Yes! Learn to be content with life as it is. The man you are interested in has the integrity to be honest with you. That’s rare. Appreciate his words. Remind yourself of his words when you long for more than he is willing to give. It doesn’t matter what you have in common with him. Your connection and ease of interaction isn’t the issue. He knows what his emotional limit is and has shared that reality with you. Honor yourself by accepting his boundary. Show him that you care for him by respecting his words. Don’t try to push this man into the life you believe he should live. That’s unkind; he has not asked you for support to change. If you want more, get it, but not with this man. Plunge back into the dating pool. Find someone who shares your desire for a committed, long-term relationship.

How do I meet a nice man? I’m from Europe so my values are different than most Americans and I feel like time is ticking away. My mother’s advice is that I should learn to cook. But if someone likes me and vice versa, does it matter if I can cook or clean? The real problem is that I can’t find someone normal. My last boyfriend married someone else and is happy. I’m mostly OK about that but wondering what to do to find someone.

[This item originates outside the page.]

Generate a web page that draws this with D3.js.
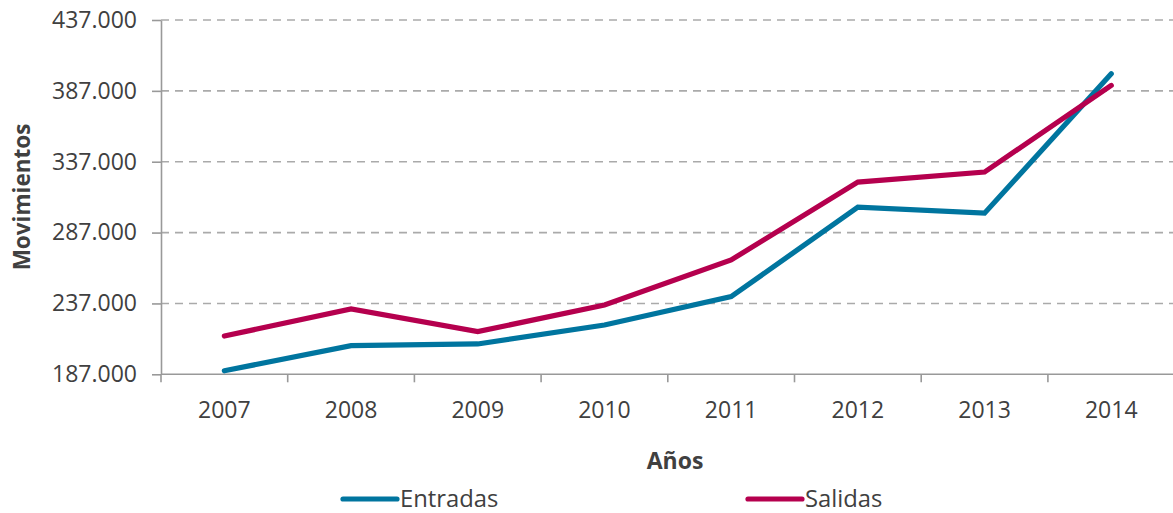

Your former boyfriend’s happy marriage may prompt fears that you are failing at something other people do well. Forget that idea. Embrace this thought instead: Relationships are complicated, and so are human beings. That means we have no idea what state his marriage is in. We don’t know where it might be in the future, either. Don’t allow your mind to measure personal success using another person’s life experiences. You deserve to forge a path that is right for who you are and what you aspire to accomplish.

Your mother’s advice is straightforward old-school guidance. A partner with cleaning skills provides the gift of a sparkling, organized environment. A delicious meal can be a form of seduction. But someone who seeks a spouse who cooks and cleans could also be cleaving to traditional roles. He or she might also be attached to black-and-white thinking and unable to find harmony with a partner capable of thinking clearly and speaking up accordingly. Is that what you want?

Here’s what I think: The best partner for you is someone who can tolerate your unhealthy ego. Don’t be offended. We all have unhealed wounds that interfere with our intimate relationships. So how can you meet a life partner? Let me count the ways. Some people meet the right partner when they aren’t looking. Others find love when they devote themselves to searching. Many flip through hundreds of online dating profiles to meet a match. Some people strike up a conversation with a stranger and that chat changes their life. In all of these scenarios, there is one simple key: Be ready. Love can find you anytime, anywhere. Open your heart and be available to love.

Meditation of the week
“Overcome the devils with a thing called love,” sang Bob Marley. How do you heal what bedevils you?